A group of seven writers and editors in the Twin Cities have announced plans to launch Revolver, a literary journal that will feature prose, poetry, visual art, photography, and “maybe some exceptional” scenes from plays. Revolver’s content will be updated online every two weeks, and a print edition published twice a year will feature the best submissions of the past six months. Revolver editors hope to make the print edition available for sale nationally, through bookstores, at book festivals, and at the annual AWP conference.
“We’re looking to publish work that hits the brain like a bullet,” explained Esther Porter, one of the seven founding editors, who was the publicist at Coffee House Press from 2005-2010. Ben Barnhart, another of Revolver’s founding editors, served until December as an editor at Milkweed Editions. Two of the other founding editors, Luke Finsaas and Alexander Helmke, once worked as interns at Coffee House. All seven founding editors belong to a writing group that’s been meeting once a month for the past two years.
“We’d go out and close down bars fighting over stories, literature of all kinds,” Porter recalled of Revolver’s origins, “We wanted to have something to show for it.” Finsaas added that Revolver’s mission is “interrogate the contemporary, to be a safe place to have a good, hard fight about what matters.”
Revolver will launch on September 8 with a party held at Minneapolis’ Uppercut Gym, which will feature, as part of the evening’s entertainment, a pair of female boxers and a pair of male boxers squaring off in separate bouts. The boxers include Courtney Algeo, the marketing coordinator at The Loft literary center in Minneapolis, and Sarah Moeding, an executive producer for the international “Literary Death Match” performance series, which features writers in a game show format.
The boxing theme of the evening might be gimmicky, but it’s no accident, Porter said. The entire premise behind Revolver is one of editors engaging in “literary death matches” with one another through a decentralized editorial process. “We don’t have to agree; that’s the whole point,” she said, explaining that any submission will be published even if only one of the seven editors champions it. All seven editors will read and vote on submissions.
Comparing Revolver to McSweeney’s, Finsaas describes McSweeney’s as having “a totalizing brand; all their pieces have to sound like that brand.” Revolver, on the other hand, Finsaas says, will be “rowdy,” because of the “chaos, both internally and for our reader” resulting from the decentralized editorial process. “People will end up reading pieces that they never would have before,” Finsaas said.
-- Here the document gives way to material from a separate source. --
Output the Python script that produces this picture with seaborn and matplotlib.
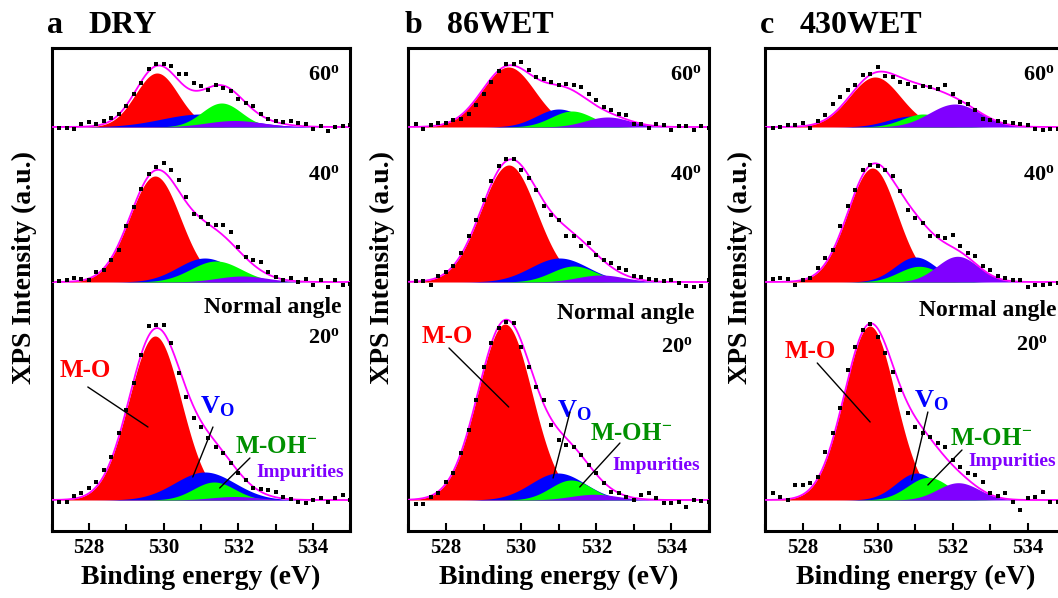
import numpy as np
import matplotlib
matplotlib.use("Agg")
import matplotlib.pyplot as plt
import seaborn as sns
from matplotlib.ticker import MultipleLocator

# ---- données ----
energy = [527.0, 527.2, 527.4, 527.6, 527.8, 528.0, 528.2, 528.4, 528.6, 528.8,
          529.0, 529.2, 529.4, 529.6, 529.8, 530.0, 530.2, 530.4, 530.6, 530.8,
          531.0, 531.2, 531.4, 531.6, 531.8, 532.0, 532.2, 532.4, 532.6, 532.8,
          533.0, 533.2, 533.4, 533.6, 533.8, 534.0, 534.2, 534.4, 534.6, 534.8, 535.0]

angles = ["60", "40", "20"]
offsets = [373, 218, 0]   # decalage vertical de chaque spectre
components = ["M-O", "V_O", "M-OH", "Impurities"]
fill_colors = ["#ff0000", "#0000ff", "#00ff00", "#8000ff"]

# points experimentaux (intensite au-dessus de la ligne de base), 60 / 40 / 20 deg
dry_60 = [-3, -1, -1, -2, 3, 5, 3, 6, 9, 13, 21, 33, 44, 58, 63, 63, 61, 53, 53, 44,
          41, 37, 42, 39, 36, 28, 24, 21, 13, 8, 6, 5, 6, 4, 3, -2, 1, -4, 0, 1, 2]
dry_40 = [2, 1, 2, 4, 3, 2, 10, 12, 22, 32, 56, 75, 93, 108, 115, 119, 112, 102, 85, 68,
          65, 58, 57, 57, 50, 35, 25, 22, 20, 10, 5, 2, 4, 0, 3, -3, 2, -5, 2, -3, -2]
dry_20 = [3, -2, -2, 4, 7, 12, 18, 30, 43, 67, 90, 117, 145, 174, 175, 175, 157, 127, 103, 82,
          73, 62, 53, 47, 37, 27, 20, 12, 11, 10, 8, 3, 1, -2, -3, 0, 2, -2, 2, 5, 0]

wet86_60 = [3, 3, -2, 2, 4, 4, 7, 8, 13, 22, 33, 45, 56, 63, 63, 65, 57, 50, 48, 45,
            42, 43, 42, 40, 33, 27, 20, 17, 13, 12, 3, 3, -1, 3, 2, -3, 1, 1, -3, 1, -1]
wet86_40 = [4, 1, 1, -3, 6, 10, 16, 29, 46, 62, 82, 101, 116, 123, 123, 112, 104, 92, 76, 67,
            62, 46, 46, 36, 39, 27, 22, 19, 14, 12, 6, 5, 3, 2, 1, 2, -1, -4, -5, -4, 2]
wet86_20 = [-2, -4, -4, 3, 7, 18, 27, 47, 70, 100, 133, 157, 172, 178, 177, 153, 133, 113, 100, 75,
            60, 55, 53, 45, 35, 27, 17, 8, 7, 3, 0, 5, 7, 2, -3, -3, -2, -7, 0, -1, -2]

wet430_60 = [-2, -1, 0, 2, 2, 4, -1, 6, 12, 23, 30, 37, 42, 52, 53, 60, 51, 50, 45, 43,
             40, 41, 40, 38, 42, 33, 25, 23, 17, 8, 7, 6, 5, 4, 3, 2, -2, -3, -2, -2, -1]
wet430_40 = [4, 3, 4, 3, -3, 2, 4, 14, 24, 32, 56, 76, 92, 112, 117, 116, 112, 106, 91, 72,
             64, 59, 46, 46, 44, 47, 36, 29, 26, 16, 12, 6, 4, 2, 2, -5, -3, -3, -2, -1, -1]
wet430_20 = [3, 7, 3, 0, 15, 15, 17, 23, 48, 67, 92, 130, 153, 170, 176, 163, 147, 128, 110, 87,
             73, 67, 63, 57, 53, 40, 33, 27, 25, 18, 7, 4, 7, -2, -10, 2, 3, 8, -2, -2, 0]

# parametres des pics ajustes [M-O, Vo, M-OH, Impuretes] pour 60 / 40 / 20 deg
dry_center = [[529.82, 531.0, 531.55, 531.9], [529.77, 531.1, 531.4, 532.1], [529.77, 531.1, 531.35, 531.9]]
dry_height = [[54, 13, 24, 6.5], [106, 24, 21, 6], [164, 28, 18, 3.5]]
dry_fwhm = [[1.35, 2.5, 1.25, 1.8], [1.6, 1.7, 1.6, 1.6], [1.65, 1.9, 1.3, 1.5]]

wet86_center = [[529.66, 531.0, 531.35, 532.3], [529.67, 531.02, 531.4, 532.12], [529.57, 530.98, 531.33, 531.95]]
wet86_height = [[60, 18, 16, 10], [117, 24, 16, 7], [176, 27, 20, 5.7]]
wet86_fwhm = [[1.65, 1.4, 1.3, 1.4], [1.75, 1.8, 1.4, 1.5], [1.7, 1.7, 1.3, 1.5]]

wet430_center = [[529.92, 530.9, 531.2, 532.05], [529.85, 531.0, 531.1, 532.12], [529.78, 531.03, 531.34, 532.14]]
wet430_height = [[50, 11, 13, 23], [114, 25, 15.7, 25.7], [174, 27, 22.7, 17.3]]
wet430_fwhm = [[1.6, 1.5, 1.3, 1.6], [1.55, 1.3, 1.3, 1.3], [1.6, 1.3, 1.3, 1.3]]

samples = ["DRY", "86WET", "430WET"]
letters = ["a", "b", "c"]

# ---- style ----
sns.set_style("ticks")
plt.rcParams['font.family'] = ['Liberation Serif', 'DejaVu Serif']
plt.rcParams['font.weight'] = 'bold'
plt.rcParams['text.color'] = 'black'
plt.rcParams['axes.labelcolor'] = 'black'
plt.rcParams['xtick.color'] = 'black'
plt.rcParams['mathtext.fontset'] = 'custom'
plt.rcParams['mathtext.rm'] = 'Liberation Serif:bold'
plt.rcParams['mathtext.it'] = 'Liberation Serif:italic:bold'
plt.rcParams['mathtext.bf'] = 'Liberation Serif:bold'


def gauss(e, c, h, w):
    return h * np.exp(-4 * np.log(2) * (e - c) ** 2 / w ** 2)


fig = plt.figure(figsize=(10.58, 5.98), dpi=100)
positions = [[0.04877, 0.11204, 0.28242, 0.80769],
             [0.38601, 0.11204, 0.28412, 0.80769],
             [0.72353, 0.11204, 0.28355, 0.80769]]

points = [[dry_60, dry_40, dry_20], [wet86_60, wet86_40, wet86_20], [wet430_60, wet430_40, wet430_20]]
centers = [dry_center, wet86_center, wet430_center]
heights = [dry_height, wet86_height, wet430_height]
fwhms = [dry_fwhm, wet86_fwhm, wet430_fwhm]

e_fine = np.linspace(527, 535, 801)

# positions des textes (x en eV, y en unites du graphe)
angle_pos = [[(534.71, 420), (534.71, 320), (534.76, 187), (534.71, 157)],
             [(534.81, 420), (534.81, 320), (534.62, 181), (534.57, 148)],
             [(534.71, 420), (534.71, 320), (534.76, 184), (534.53, 150)]]
mo_txt = [(527.22, 123), (527.36, 157), (527.52, 142)]
mo_line = [((527.97, 113), (529.58, 73)), ((528.08, 152), (529.67, 93)), ((528.38, 137), (529.79, 78))]
vo_txt = [(530.97, 87), (530.95, 83), (530.97, 93)]
vo_line = [((531.32, 73), (530.78, 23)), ((531.3, 88), (530.85, 22)), ((531.33, 88), (530.9, 20))]
oh_txt = [(531.9, 47), (531.83, 60), (531.92, 55)]
oh_line = [((532.31, 42), (531.5, 12)), ((532.63, 57), (531.56, 13)), ((532.24, 50), (531.33, 15))]
imp_txt = [(532.49, 23), (532.44, 30), (532.4, 34)]

ylab_x = [24, 382, 740]
letter_x = [47, 405, 760]
sample_x = [88, 447, 800]

for p in range(3):
    ax = fig.add_axes(positions[p])
    for k in range(3):
        base = offsets[k]
        curves = [gauss(e_fine, centers[p][k][j], heights[p][k][j], fwhms[p][k][j]) for j in range(4)]
        for curve, col in zip(curves, fill_colors):
            ax.fill_between(e_fine, base, base + curve, color=col, lw=0, zorder=1)
        envelope = base + np.sum(curves, axis=0)
        sns.lineplot(x=e_fine, y=envelope, color='#ff00ff', lw=1.3, ax=ax,
                     estimator=None, sort=False, zorder=3)
        sns.scatterplot(x=energy, y=np.array(points[p][k]) + base, marker='s', s=10,
                        color='black', linewidth=0, ax=ax, zorder=4)

    # angles
    ap = angle_pos[p]
    ax.text(ap[0][0], ap[0][1], "60$^{\\mathrm{o}}$", ha='right', va='baseline', fontsize=16, fontweight='bold')
    ax.text(ap[1][0], ap[1][1], "40$^{\\mathrm{o}}$", ha='right', va='baseline', fontsize=16, fontweight='bold')
    ax.text(ap[2][0], ap[2][1], "Normal angle", ha='right', va='baseline', fontsize=17, fontweight='bold')
    ax.text(ap[3][0], ap[3][1], "20$^{\\mathrm{o}}$", ha='right', va='baseline', fontsize=16, fontweight='bold')

    # composantes
    ax.text(*mo_txt[p], "M-O", color='#ff0000', fontsize=18, fontweight='bold', va='baseline')
    ax.plot(*zip(*mo_line[p]), color='black', lw=1, zorder=5)
    ax.text(*vo_txt[p], "V$_{\\mathrm{O}}$", color='#0000ff', fontsize=19, fontweight='bold', va='baseline')
    ax.plot(*zip(*vo_line[p]), color='black', lw=1, zorder=5)
    ax.text(*oh_txt[p], "M-OH$^{\\mathrm{-}}$", color='#009000', fontsize=18, fontweight='bold', va='baseline')
    ax.plot(*zip(*oh_line[p]), color='black', lw=1, zorder=5)
    ax.text(*imp_txt[p], "Impurities", color='#8000ff', fontsize=14, fontweight='bold', va='baseline')

    ax.set_xlim(527, 535)
    ax.set_ylim(-31, 452)
    ax.set_yticks([])
    ax.set_xticks([528, 530, 532, 534])
    ax.xaxis.set_minor_locator(MultipleLocator(1))
    ax.tick_params(axis='x', which='major', direction='in', length=6, width=1.5,
                   labelsize=15, pad=5, top=False, colors='black')
    ax.tick_params(axis='x', which='minor', direction='in', length=5, width=1.5, top=False, colors='black')
    for lab in ax.get_xticklabels():
        lab.set_fontweight('bold')
    for sp in ax.spines.values():
        sp.set_linewidth(2.2)
        sp.set_color('black')
    ax.set_xlabel("")
    ax.set_ylabel("")

    cx = positions[p][0] + positions[p][2] / 2
    fig.text(cx, 1 - 577 / 598, "Binding energy (eV)", ha='center', va='center',
             fontsize=20, fontweight='bold')
    fig.text(ylab_x[p] / 1058, 1 - 268 / 598, "XPS Intensity (a.u.)", rotation=90,
             ha='center', va='center', fontsize=20, fontweight='bold')
    fig.text(letter_x[p] / 1058, 1 - 25.5 / 598, letters[p], ha='left', va='center',
             fontsize=23, fontweight='bold')
    fig.text(sample_x[p] / 1058, 1 - 25.5 / 598, samples[p], ha='left', va='center',
             fontsize=23, fontweight='bold')

fig.savefig('out.png', dpi=100)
Work will be categorized by length, rather than by genre, and editors hope to introduce interactive elements into the Web site, such as a series called “Shots from Strangers,” in which editors and others will solicit “unexpected” stories from people they encounter at drinking establishments by asking them a series of 12 questions. Audio and video records from the interviews will be downloaded (with the interviewee’s consent) upon the website.
“We’re trying to distinguish ourselves from so many other journals,” Porter said. The editors are selling advertising on the site and will sell advertising space in the print magazine as well.
Revolver editors have received 50 submissions to date, and its site (www.around-around) currently features 10 submissions, including poems, essays, and short stories. The site has received 1,000 unique visitors and 5, 500 pageviews thus far.